Friday, January 06, 2006

Smart traffic signals with WiFi + GPS to prevent red light running

Running over red light at a traffic signal is one of the serious causes of side-impact collisions. Today the only way to avoid such an accident is in the hands of the driver who approaches the signal. He has to be alert. If he does run over, he puts the cross traffic in grave danger. In a typical US express way, that amounts to a 40-55 MPH collision. The method described here alerts the driver about the state of the approaching traffic light.

I'm sure this idea would've been reached independently by others. With the advancement in WiFi and GPS, the solution is pretty simple and cost effective too.

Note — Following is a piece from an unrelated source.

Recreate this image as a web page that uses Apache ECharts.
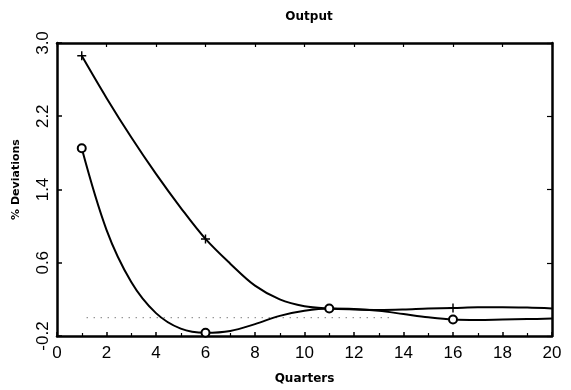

A high risk traffic signal gets a WiFi transmitter and continuously broadcasts its state. The state could convey information like which roads are getting what light, how long before the light changes and other related information. It also sends its GPS coordinates. Any car within the WiFi range (which is about 300 ft) can know the state of the signal and can alert the driver if the speed is inappropriate. Note that the station (located at the traffic signal) does not really need a GPS receiver; since it is static, its location can be hard-coded.

The approaching car using its GPS knows if a particular signal is of interest (the approaching one). Without knowing which signal is of interest, the car can get signals from lots of stations in a crowded in-city kind of location.

Once the car learns about a signal state, it can alert the driver through visual/audio alerts. The overall cost is reasonable. The cost to install a transmitter at a signal is one time cost; it does not need to scale with the traffic. Note that the car does not talk to the station -- it is a passive receiver of information. Even a car without GPS can use the system; it's just that it may get some false positive alerts. The minimum the car needs is a WiFi listener.

A more futuristic version can enable the station to update its state in real-time to a central server. The car could talk to the server in real-time (using some other network connectivity, say the Internet) to get the signal state data using its current GPS coordinates (this eliminates the Wi-Fi).


At 9:53 PM, Blogger GPS Systems said...

Hi, Thanks for your interesting blog. Keep up the great work! I also have a site & blog about car gps, please feel free to visit.

At 12:00 PM, Blogger Karthik Gurusamy said...

gps systems,
That's a very comprehensive gps collection you have there. I'm going to read thru' some of the articles there. I'm wondering how small these devices can get.. like their power requirement.. I have some idea of their working ..listening to time signals sent by satellites and do triangulation. So that implies there is not much work happening at the gps wondering why they can't be too small. Any case I need to read up a little more on it.